Spectral Wound, Songs of Blood and Mire (Profound Lore, 2024)
Montreal black-metal band whose first two albums are basically perfect in trad black-metal terms, I was so hyped for this record, and it's fine, but I swear you can hear them raising the goblet and strutting on this thing, and while I recognize that basically all metal is camp, I do prefer when bands don't acknowledge it, including because disappointment threads through a lot of this year's listening for me (see also Necrot and I'm sorry but Blood Incantation).
Spiral XP, I Wish I Was a Rat (Danger Collective, 2024)
I wish the title was grammatically correct, otherwise no complaints with this bit of heavy '90s alt.
Sunshy, I don’t care what comes next (Longinus, 2024)
Chicago shoegaze group whose music feels both a little thin and a little sunshiney, has one thing most of these nü-gaze bands lack, which is: songwriting.

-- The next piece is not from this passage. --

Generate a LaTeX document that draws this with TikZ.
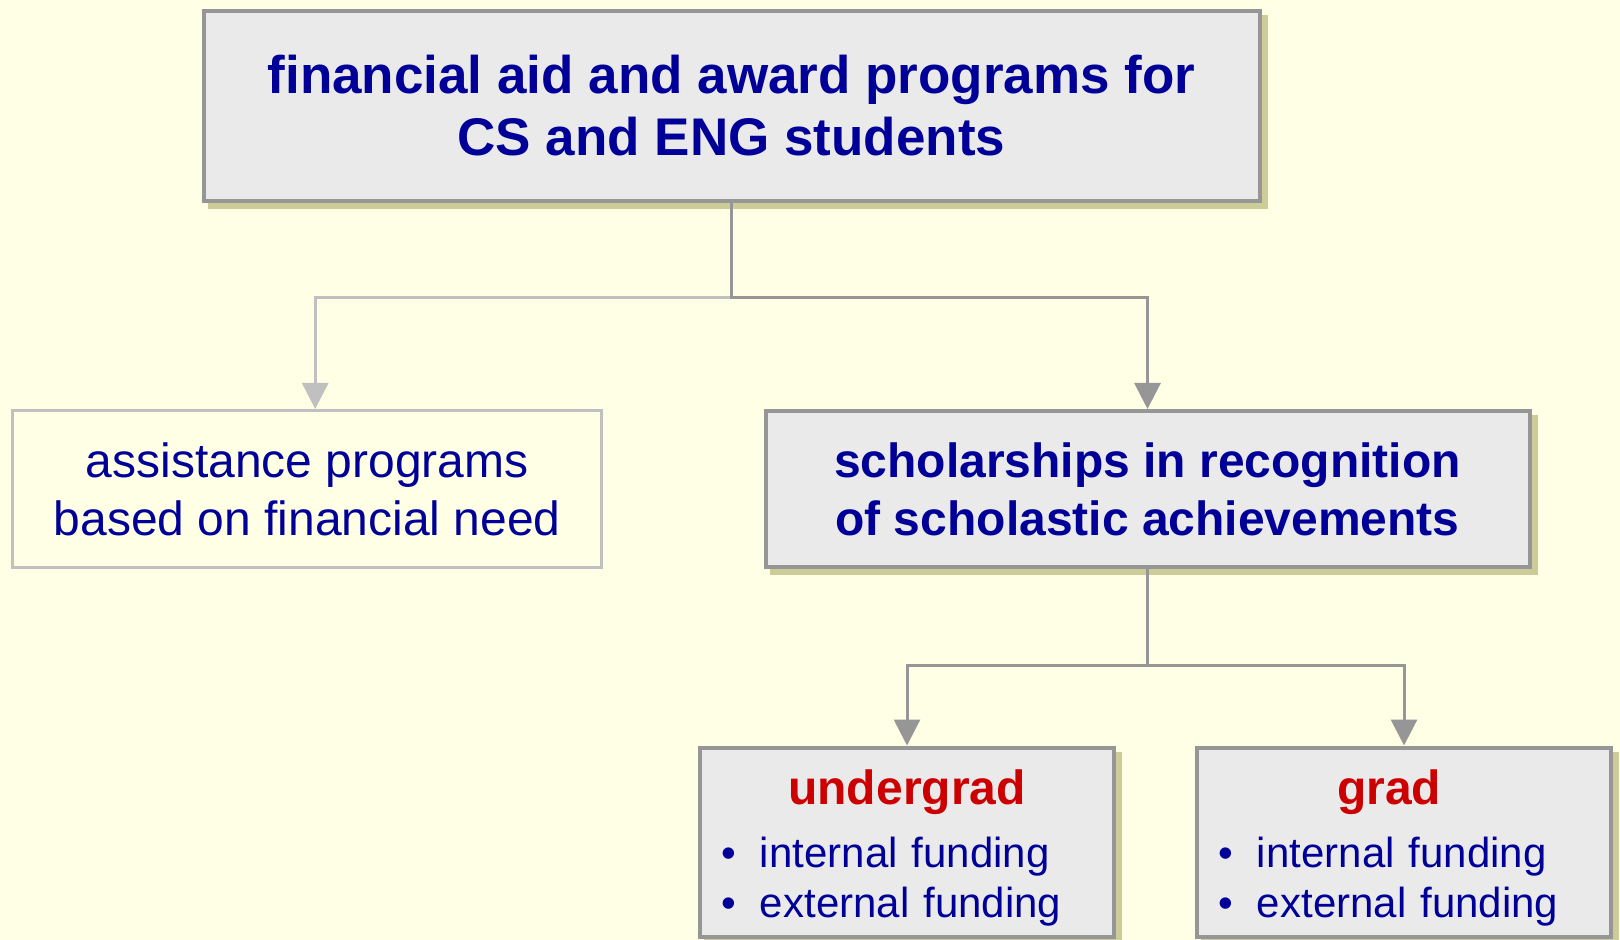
\documentclass[tikz,border=0pt]{standalone}
\usepackage{fontspec}
\setmainfont{Liberation Sans}
\usetikzlibrary{arrows.meta, positioning}

\definecolor{bgivory}{HTML}{FFFFE5}
\definecolor{textblue}{HTML}{000099}
\definecolor{headred}{HTML}{CC0000}
\definecolor{boxgray}{HTML}{EAEAEA}
\definecolor{edgegray}{HTML}{969696}
\definecolor{palegray}{HTML}{C0C0C0}
\definecolor{shadekhaki}{HTML}{CCCC99}

\newcommand{\fundbullet}{\makebox[19.5pt][l]{\textbullet}}
\newcommand{\fundhead}[2][0pt]{{\centering
  \fontsize{24}{29}\selectfont\bfseries\rule{0pt}{22.7pt}%
  \textcolor{headred}{#2}\hspace*{#1}\par}\vspace{6.5pt}}

\begin{document}
\begin{tikzpicture}[
    card/.style={rectangle, draw=edgegray, line width=2pt, fill=boxgray,
      inner sep=0pt, align=center, text=textblue,
      preaction={draw=shadekhaki, fill=shadekhaki, line width=2pt,
        transform canvas={shift={(3pt,-3pt)}}}},
    topcard/.style={card, minimum width=528pt, minimum height=95pt,
      font=\fontsize{26.5}{31}\selectfont\bfseries},
    schcard/.style={card, minimum width=382pt, minimum height=78pt,
      font=\fontsize{24}{29}\selectfont\bfseries},
    needcard/.style={rectangle, draw=palegray, line width=1.5pt, inner sep=0pt,
      minimum width=294.7pt, minimum height=78.5pt, align=center,
      text=textblue, font=\fontsize{24}{29}\selectfont},
    fundcard/.style={card, minimum width=207pt, minimum height=94.75pt,
      text width=186pt, inner xsep=10.5pt, align=left,
      font=\fontsize{21}{25}\selectfont},
    link/.style={-{Triangle[length=13pt, width=13pt]}, line width=1.5pt,
      edgegray},
    palelink/.style={link, palegray}
  ]
    \path[use as bounding box, fill=bgivory] (0,0) rectangle (810pt,-470pt);

    \node[topcard] (top) at (365.75pt,-53pt)
      {financial aid and award programs for\\CS and ENG students};
    \node[schcard, below=103pt of top.south east, anchor=north east,
      xshift=135pt] (sch)
      {scholarships in recognition\\of scholastic achievements};
    \node[needcard, below=103pt of top.south west, anchor=north west,
      xshift=-95.25pt] (need)
      {assistance programs\\based on financial need};
    \node[fundcard, below=88.25pt of sch.south west, anchor=north west,
      xshift=-32.75pt] (ugrad)
      {\fundhead{undergrad}\fundbullet internal funding\\
       \fundbullet external funding};
    \node[fundcard, right=39.5pt of ugrad] (grad)
      {\fundhead[15pt]{grad}\fundbullet internal funding\\
       \fundbullet external funding};

    \coordinate[below=47.15pt of top.south] (topfork);
    \coordinate[below=48pt of sch.south] (schfork);

    \draw[palelink] (topfork) -| ([xshift=4pt]need.north);
    \draw[link] (top.south) -- (topfork) -| (sch.north);
    \draw[link] (sch.south) -- (schfork) -| (ugrad.north);
    \draw[link] (schfork) -| (grad.north);
  \end{tikzpicture}
\end{document}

Thou, Blessings of the Highest Order (Sacred Bones, 2020; vinyl reissue, 2024)
(cautiously) Absent historical context, on a pure performance level, almost every track is an improvement on the Nirvana original (scurrying back, out of spotlight, voice is quieter, but clearly yelling) No, no, I don’t think that’s true.

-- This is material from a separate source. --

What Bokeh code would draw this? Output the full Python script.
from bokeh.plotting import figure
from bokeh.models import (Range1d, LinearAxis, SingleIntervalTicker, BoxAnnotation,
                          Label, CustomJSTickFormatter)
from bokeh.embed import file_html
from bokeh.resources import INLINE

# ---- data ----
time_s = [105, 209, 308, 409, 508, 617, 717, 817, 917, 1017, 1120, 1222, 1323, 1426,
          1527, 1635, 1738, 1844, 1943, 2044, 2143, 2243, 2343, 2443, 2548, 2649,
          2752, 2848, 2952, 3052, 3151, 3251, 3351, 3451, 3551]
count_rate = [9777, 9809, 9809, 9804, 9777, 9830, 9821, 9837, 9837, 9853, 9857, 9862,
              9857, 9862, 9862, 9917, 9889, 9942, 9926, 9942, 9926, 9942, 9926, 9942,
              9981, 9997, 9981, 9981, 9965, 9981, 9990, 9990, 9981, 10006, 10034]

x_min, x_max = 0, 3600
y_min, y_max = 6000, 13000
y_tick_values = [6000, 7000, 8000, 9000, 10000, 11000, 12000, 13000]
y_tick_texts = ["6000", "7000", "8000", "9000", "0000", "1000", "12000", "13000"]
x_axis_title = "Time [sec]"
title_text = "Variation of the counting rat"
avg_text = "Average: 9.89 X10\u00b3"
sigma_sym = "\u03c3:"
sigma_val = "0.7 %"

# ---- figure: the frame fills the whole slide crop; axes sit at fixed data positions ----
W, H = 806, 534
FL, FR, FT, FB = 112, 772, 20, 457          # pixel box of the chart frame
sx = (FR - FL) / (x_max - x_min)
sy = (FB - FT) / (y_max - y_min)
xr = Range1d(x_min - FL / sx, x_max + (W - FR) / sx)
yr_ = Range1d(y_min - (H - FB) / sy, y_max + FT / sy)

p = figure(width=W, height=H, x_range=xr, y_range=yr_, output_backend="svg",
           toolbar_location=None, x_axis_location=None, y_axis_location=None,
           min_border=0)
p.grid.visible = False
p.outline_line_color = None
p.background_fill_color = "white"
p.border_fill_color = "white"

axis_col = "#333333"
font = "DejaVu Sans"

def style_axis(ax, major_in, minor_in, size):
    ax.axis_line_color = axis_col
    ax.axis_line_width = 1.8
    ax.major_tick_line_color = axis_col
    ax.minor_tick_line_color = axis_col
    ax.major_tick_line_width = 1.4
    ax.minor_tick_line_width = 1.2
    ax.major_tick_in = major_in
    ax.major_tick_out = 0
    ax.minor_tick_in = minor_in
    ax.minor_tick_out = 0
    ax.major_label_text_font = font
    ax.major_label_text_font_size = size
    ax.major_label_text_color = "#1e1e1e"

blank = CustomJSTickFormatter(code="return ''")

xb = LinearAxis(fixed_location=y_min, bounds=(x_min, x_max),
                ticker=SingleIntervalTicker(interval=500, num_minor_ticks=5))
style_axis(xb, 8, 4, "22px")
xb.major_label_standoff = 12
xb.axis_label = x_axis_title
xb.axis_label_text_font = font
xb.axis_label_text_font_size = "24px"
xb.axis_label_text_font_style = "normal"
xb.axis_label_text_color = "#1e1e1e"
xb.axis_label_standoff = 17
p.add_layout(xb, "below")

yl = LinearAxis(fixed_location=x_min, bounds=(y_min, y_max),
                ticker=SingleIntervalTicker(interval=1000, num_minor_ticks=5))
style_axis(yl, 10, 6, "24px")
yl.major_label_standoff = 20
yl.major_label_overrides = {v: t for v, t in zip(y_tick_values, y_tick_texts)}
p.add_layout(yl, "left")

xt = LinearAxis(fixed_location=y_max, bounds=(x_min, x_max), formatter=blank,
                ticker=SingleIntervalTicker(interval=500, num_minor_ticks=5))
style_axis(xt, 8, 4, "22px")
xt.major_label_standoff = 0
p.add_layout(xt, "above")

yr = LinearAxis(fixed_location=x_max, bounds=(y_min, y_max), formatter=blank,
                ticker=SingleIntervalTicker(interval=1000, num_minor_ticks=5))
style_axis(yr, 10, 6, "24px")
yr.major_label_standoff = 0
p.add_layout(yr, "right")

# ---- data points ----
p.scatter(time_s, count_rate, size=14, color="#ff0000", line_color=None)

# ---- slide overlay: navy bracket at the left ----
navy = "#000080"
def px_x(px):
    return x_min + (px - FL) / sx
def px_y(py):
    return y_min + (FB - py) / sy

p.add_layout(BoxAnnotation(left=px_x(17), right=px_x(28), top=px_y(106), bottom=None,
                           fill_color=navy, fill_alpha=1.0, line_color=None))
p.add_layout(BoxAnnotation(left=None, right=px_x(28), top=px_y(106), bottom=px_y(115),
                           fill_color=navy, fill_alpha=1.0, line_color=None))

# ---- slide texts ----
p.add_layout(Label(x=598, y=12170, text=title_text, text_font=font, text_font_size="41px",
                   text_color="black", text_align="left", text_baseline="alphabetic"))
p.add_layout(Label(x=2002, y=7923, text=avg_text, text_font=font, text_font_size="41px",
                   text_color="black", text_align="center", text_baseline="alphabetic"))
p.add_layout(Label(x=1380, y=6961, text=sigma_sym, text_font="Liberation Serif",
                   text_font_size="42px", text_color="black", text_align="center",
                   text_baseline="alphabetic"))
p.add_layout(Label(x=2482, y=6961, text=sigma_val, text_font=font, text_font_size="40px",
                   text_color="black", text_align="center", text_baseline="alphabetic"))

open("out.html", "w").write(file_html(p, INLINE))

Thou, Umbilical (Sacred Bones, 2024)
The homie Patrick Lyons called Umbilical a grunge record, which is right in the same way that people who used to say Bleach was basically a Beatles record were right: spiritually, sure, but they never imagined anything this heavy.
Trauma Ray, Chameleon (Dais, 2024)
Heavy shoegaze bands are a dime a dozen these days, and I'm obviously buying high; for my money, Trauma Ray is the best of the breed.

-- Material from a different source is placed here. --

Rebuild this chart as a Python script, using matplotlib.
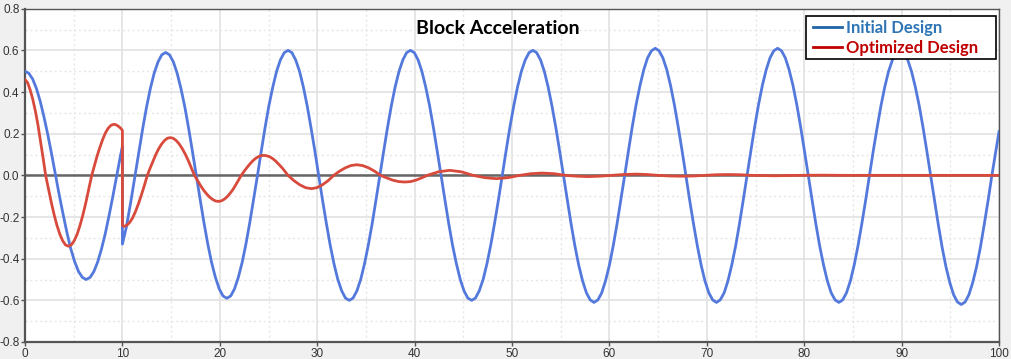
import matplotlib
matplotlib.use("Agg")
import matplotlib.pyplot as plt
from matplotlib.lines import Line2D
from matplotlib.patches import Rectangle
from matplotlib.ticker import MultipleLocator

# ---------------- data ----------------
t_initial = [
    0.00, 0.39, 0.79, 1.18, 1.57, 1.96, 2.36, 2.75, 3.14, 3.53, 3.93, 4.32, 4.71, 5.11, 5.50, 5.89,
    6.28, 6.68, 7.07, 7.46, 7.85, 8.25, 8.64, 9.03, 9.42, 9.82, 10.00,
    10.00, 10.40, 10.85,
    11.30, 11.69, 12.09, 12.48, 12.87, 13.26, 13.66, 14.05, 14.44, 14.83, 15.23, 15.62, 16.01, 16.41, 16.80, 17.19,
    17.58, 17.98, 18.37, 18.76, 19.15, 19.55, 19.94, 20.33, 20.72, 21.12, 21.51, 21.90, 22.30, 22.69, 23.08, 23.47,
    23.87, 24.26, 24.65, 25.04, 25.44, 25.83, 26.22, 26.62, 27.01, 27.40, 27.79, 28.19, 28.58, 28.97, 29.36, 29.76,
    30.15, 30.54, 30.94, 31.33, 31.72, 32.11, 32.51, 32.90, 33.29, 33.68, 34.08, 34.47, 34.86, 35.25, 35.65, 36.04,
    36.43, 36.83, 37.22, 37.61, 38.00, 38.40, 38.79, 39.18, 39.57, 39.97, 40.36, 40.75, 41.14, 41.54, 41.93, 42.32,
    42.72, 43.11, 43.50, 43.89, 44.29, 44.68, 45.07, 45.46, 45.86, 46.25, 46.64, 47.04, 47.43, 47.82, 48.21, 48.61,
    49.00, 49.39, 49.78, 50.18, 50.57, 50.96, 51.36, 51.75, 52.14, 52.53, 52.93, 53.32, 53.71, 54.10, 54.50, 54.89,
    55.28, 55.68, 56.07, 56.46, 56.85, 57.25, 57.64, 58.03, 58.42, 58.82, 59.21, 59.60, 60.00, 60.39, 60.78, 61.17,
    61.57, 61.96, 62.35, 62.74, 63.14, 63.53, 63.92, 64.32, 64.71, 65.10, 65.49, 65.89, 66.28, 66.67, 67.06, 67.46,
    67.85, 68.24, 68.64, 69.03, 69.42, 69.81, 70.21, 70.60, 70.99, 71.38, 71.78, 72.17, 72.56, 72.96, 73.35, 73.74,
    74.13, 74.53, 74.92, 75.31, 75.70, 76.10, 76.49, 76.88, 77.27, 77.67, 78.06, 78.45, 78.85, 79.24, 79.63, 80.02,
    80.42, 80.81, 81.20, 81.59, 81.99, 82.38, 82.77, 83.17, 83.56, 83.95, 84.34, 84.74, 85.13, 85.52, 85.91, 86.31,
    86.70, 87.09, 87.49, 87.88, 88.27, 88.66, 89.06, 89.45, 89.84, 90.23, 90.63, 91.02, 91.41, 91.81, 92.20, 92.59,
    92.98, 93.38, 93.77, 94.16, 94.55, 94.95, 95.34, 95.73, 96.13, 96.52, 96.91, 97.30, 97.70, 98.09, 98.48, 98.88,
    99.27, 100.00]
a_initial = [
    0.500, 0.490, 0.462, 0.416, 0.354, 0.278, 0.191, 0.098, 0.000, -0.098, -0.191, -0.278, -0.354, -0.416, -0.462, -0.490,
    -0.500, -0.490, -0.462, -0.416, -0.354, -0.278, -0.191, -0.098, 0.000, 0.098, 0.140,
    -0.330, -0.250, -0.130,
    0.000, 0.115, 0.226, 0.328, 0.417, 0.490, 0.545, 0.579, 0.590, 0.579, 0.545, 0.490, 0.417, 0.328, 0.226, 0.115,
    0.000, -0.115, -0.226, -0.328, -0.417, -0.490, -0.545, -0.579, -0.590, -0.579, -0.545, -0.490, -0.417, -0.328, -0.226, -0.115,
    0.000, 0.117, 0.230, 0.334, 0.424, 0.499, 0.554, 0.589, 0.600, 0.589, 0.554, 0.499, 0.424, 0.334, 0.230, 0.117,
    0.000, -0.117, -0.230, -0.334, -0.424, -0.499, -0.554, -0.589, -0.600, -0.589, -0.554, -0.499, -0.424, -0.334, -0.230, -0.117,
    0.000, 0.117, 0.230, 0.334, 0.424, 0.499, 0.554, 0.589, 0.600, 0.589, 0.554, 0.499, 0.424, 0.334, 0.230, 0.117,
    0.000, -0.117, -0.230, -0.334, -0.424, -0.499, -0.554, -0.589, -0.600, -0.589, -0.554, -0.499, -0.424, -0.334, -0.230, -0.117,
    0.000, 0.117, 0.230, 0.334, 0.424, 0.499, 0.554, 0.589, 0.600, 0.589, 0.554, 0.499, 0.424, 0.334, 0.230, 0.117,
    0.000, -0.119, -0.234, -0.339, -0.431, -0.507, -0.564, -0.598, -0.610, -0.598, -0.564, -0.507, -0.431, -0.339, -0.234, -0.119,
    0.000, 0.119, 0.234, 0.339, 0.431, 0.507, 0.564, 0.598, 0.610, 0.598, 0.564, 0.507, 0.431, 0.339, 0.234, 0.119,
    0.000, -0.119, -0.234, -0.339, -0.431, -0.507, -0.564, -0.598, -0.610, -0.598, -0.564, -0.507, -0.431, -0.339, -0.234, -0.119,
    0.000, 0.119, 0.234, 0.339, 0.431, 0.507, 0.564, 0.598, 0.610, 0.598, 0.564, 0.507, 0.431, 0.339, 0.234, 0.119,
    0.000, -0.119, -0.234, -0.339, -0.431, -0.507, -0.564, -0.598, -0.610, -0.598, -0.564, -0.507, -0.431, -0.339, -0.234, -0.119,
    0.000, 0.117, 0.230, 0.334, 0.424, 0.499, 0.554, 0.589, 0.600, 0.589, 0.554, 0.499, 0.424, 0.334, 0.230, 0.117,
    0.000, -0.121, -0.237, -0.345, -0.438, -0.515, -0.573, -0.608, -0.620, -0.608, -0.573, -0.515, -0.438, -0.345, -0.237, -0.121,
    0.000, 0.210]

t_optimized = [
    0.00, 0.27, 0.53, 0.80, 1.06, 1.33, 1.59, 1.86, 2.12,
    2.41, 2.70, 2.99, 3.28, 3.58, 3.87, 4.16, 4.45,
    4.75, 5.05, 5.35, 5.65, 5.95, 6.25, 6.55, 6.85,
    7.13, 7.41, 7.70, 7.98, 8.26, 8.54, 8.82, 9.10, 9.33, 9.55, 9.78, 10.00,
    10.00, 10.15, 10.45, 10.75, 11.05, 11.35, 11.65, 11.95, 12.26, 12.56,
    12.85, 13.15, 13.44, 13.73, 14.02, 14.32, 14.61, 14.90,
    15.21, 15.53, 15.84, 16.15, 16.46, 16.78, 17.09, 17.40,
    17.71, 18.01, 18.32, 18.63, 18.94, 19.24, 19.55, 19.85,
    20.14, 20.44, 20.73, 21.03, 21.32, 21.61, 21.91, 22.20,
    22.49, 22.78, 23.06, 23.35, 23.64, 23.93, 24.21, 24.50,
    24.81, 25.13, 25.44, 25.75, 26.06, 26.38, 26.69, 27.00,
    27.60, 28.20, 28.80, 29.40, 29.98, 30.55, 31.13, 31.70,
    32.29, 32.88, 33.46, 34.05, 34.66, 35.28, 35.89, 36.50,
    37.13, 37.75, 38.38, 39.00, 39.58, 40.15, 40.73, 41.30,
    42.45, 43.60, 44.80, 46.00, 47.20, 48.40, 49.60, 50.80,
    51.95, 53.10, 54.30, 55.50, 56.65, 57.80, 59.00, 60.20,
    61.45, 62.70, 63.85, 65.00, 66.20, 67.40, 68.60, 69.80,
    71.00, 72.20, 73.40, 74.60, 75.80, 77.00, 78.20, 79.40,
    81.80, 84.20, 100.00]
a_optimized = [
    0.460, 0.445, 0.410, 0.365, 0.310, 0.242, 0.165, 0.083, 0.000,
    -0.066, -0.130, -0.189, -0.240, -0.283, -0.314, -0.334, -0.340,
    -0.334, -0.314, -0.283, -0.240, -0.189, -0.130, -0.066, 0.000,
    0.048, 0.094, 0.136, 0.173, 0.204, 0.226, 0.240, 0.245, 0.243, 0.237, 0.228, 0.216,
    -0.240, -0.245, -0.240, -0.226, -0.204, -0.173, -0.136, -0.094, -0.048, 0.000,
    0.035, 0.069, 0.101, 0.128, 0.150, 0.167, 0.178, 0.181,
    0.178, 0.167, 0.150, 0.128, 0.101, 0.069, 0.035, 0.000,
    -0.024, -0.048, -0.070, -0.088, -0.104, -0.115, -0.123, -0.125,
    -0.123, -0.115, -0.104, -0.088, -0.070, -0.048, -0.024, 0.000,
    0.019, 0.037, 0.053, 0.068, 0.080, 0.089, 0.094, 0.096,
    0.094, 0.089, 0.080, 0.068, 0.053, 0.037, 0.019, 0.000,
    -0.025, -0.045, -0.059, -0.064, -0.059, -0.045, -0.025, 0.000,
    0.020, 0.036, 0.047, 0.051, 0.047, 0.036, 0.020, 0.000,
    -0.012, -0.023, -0.030, -0.032, -0.030, -0.023, -0.012, 0.000,
    0.017, 0.024, 0.017, 0.000, -0.011, -0.016, -0.011, 0.000,
    0.008, 0.011, 0.008, 0.000, -0.004, -0.006, -0.004, 0.000,
    0.004, 0.006, 0.004, 0.000, -0.003, -0.004, -0.003, 0.000,
    0.003, 0.004, 0.003, 0.000, -0.001, -0.002, -0.001, 0.000,
    0.001, 0.000, 0.000]

series_labels = ["Initial Design", "Optimized Design"]
title_text = "Block Acceleration"

# ---------------- figure ----------------
W, H = 1011, 359
plt.rcParams['font.family'] = ['Liberation Sans', 'DejaVu Sans']
fig = plt.figure(figsize=(W / 100, H / 100), dpi=100, facecolor='#f0f0f0')
ax = fig.add_axes([25 / W, 1 - 342 / H, 974 / W, 333.3 / H])
ax.set_facecolor('white')

ax.set_xlim(0, 100)
ax.set_ylim(-0.8, 0.8)
ax.xaxis.set_major_locator(MultipleLocator(10))
ax.xaxis.set_minor_locator(MultipleLocator(5))
ax.yaxis.set_major_locator(MultipleLocator(0.2))
ax.yaxis.set_minor_locator(MultipleLocator(0.1))
ax.set_yticklabels([f"{v:.1f}" for v in ax.get_yticks()])
ax.set_xticklabels([f"{int(v)}" for v in ax.get_xticks()])

ax.grid(which='major', color='#e2e2e2', linewidth=1.2, linestyle='-')
ax.grid(which='minor', color='#e6e6e6', linewidth=1.0, linestyle=(0, (1.5, 2)))
ax.set_axisbelow(True)

ax.tick_params(which='major', direction='out', length=3, width=1, color='#555555',
               labelsize=8.5, labelcolor='#333333', pad=1)
ax.tick_params(which='minor', length=0)

for side, sp in ax.spines.items():
    sp.set_color('#555555')
    sp.set_linewidth(1.6 if side in ('left', 'bottom') else 1.0)

ax.axhline(0, color='#666666', linewidth=1.8, zorder=1.5)

ax.plot(t_initial, a_initial, color='#5479dc', linewidth=2.0, zorder=3)
ax.plot(t_optimized, a_optimized, color='#d84a3c', linewidth=2.0, zorder=4)

ax.text(0.485, 0.940, title_text, transform=ax.transAxes, ha='center', va='center',
        fontsize=14, fontweight='bold', family=['Lato', 'DejaVu Sans'], color='black')

# legend box
box = Rectangle((806 / W, 1 - 59 / H), 190 / W, 43 / H, transform=fig.transFigure,
                facecolor='white', edgecolor='black', linewidth=1.2, zorder=5)
fig.add_artist(box)
handles = [Line2D([], [], color='#2063a6', linewidth=2.0),
           Line2D([], [], color='#c00000', linewidth=2.0)]
leg = fig.legend(handles, series_labels, loc='upper left', bbox_to_anchor=(813 / W, 1 - 20 / H),
                 frameon=False,
                 prop={'family': ['Lato', 'DejaVu Sans'], 'weight': 'bold', 'size': 12},
                 handlelength=1.75, handletextpad=0.25, borderpad=0, labelspacing=0.25,
                 borderaxespad=0)
for txt, c in zip(leg.get_texts(), ['#2e75b6', '#c00000']):
    txt.set_color(c)
leg.set_zorder(6)

fig.savefig('out.png', dpi=100, facecolor=fig.get_facecolor())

U2, Zooropa (Island, 1993)
Blame Garbage!
Various Artists, Saturno 2000: La Rebajada de los Sonideros 1962–1983 (Analog Africa, 2022)
You’ve never heard this many organ tones used this many ways; it is remarkable how many different ideas the cumbia shuffle can hold.
Various Artists, Virtual Dreams II: Ambient Explorations in the House & Techno Age, Japan, 1993-1999 (Music From Memory, 2024)
I wore a hole in my hard drive playing the first edition in 2018, this one might be even better; does exactly what it says on the tin.
Wishy, Triple Seven (Winspear, 2024)
If this had been released in 1997, which it could've been, it would've been in every cut-out bin at every CD Warehouse location, and then some contrarian 7th grader would stumble upon it context-free and decide to fall completely in love.
Wolves of Desor, Lost Kingdom of the Giants (self-released demo, 2023)
Black metal so lo-fi it starts to feel like a high-pile rug, incredibly comfortable listening.
Octo Octa/Eris Drew, fabric presents Octo Octa & Eris Drew (fabric, 2020), individual Dekmantel sets from 2023, individual RA and BBC1 Residency sets (ask Soulseek about the latter unless you live in the UK)
I’ll just say that watching videos of two great trans woman DJs at the top of their game turning on a massive and appreciative crowd at Dekmantel made me feel a sense of identification and pride that I’ve always observed in others and had never felt myself; even in my days as a Christian, seeing someone like Sufjan do their thing didn’t feel like I was seeing one of “my people” being celebrated, more like they’d overcome their Christianity to make something genuine, something I was hoping I could do too but how would you ever know; it’s been a year in which I’ve felt very scared and very anxious because of my gender and a year in which I’ve felt more powerful and more fluid and more at ease (oh shit is that why she named herself that) and it’s hard not to just use a cliche and say more human, so it feels like the only appropriate way to respond to any of this to all of this is to dance.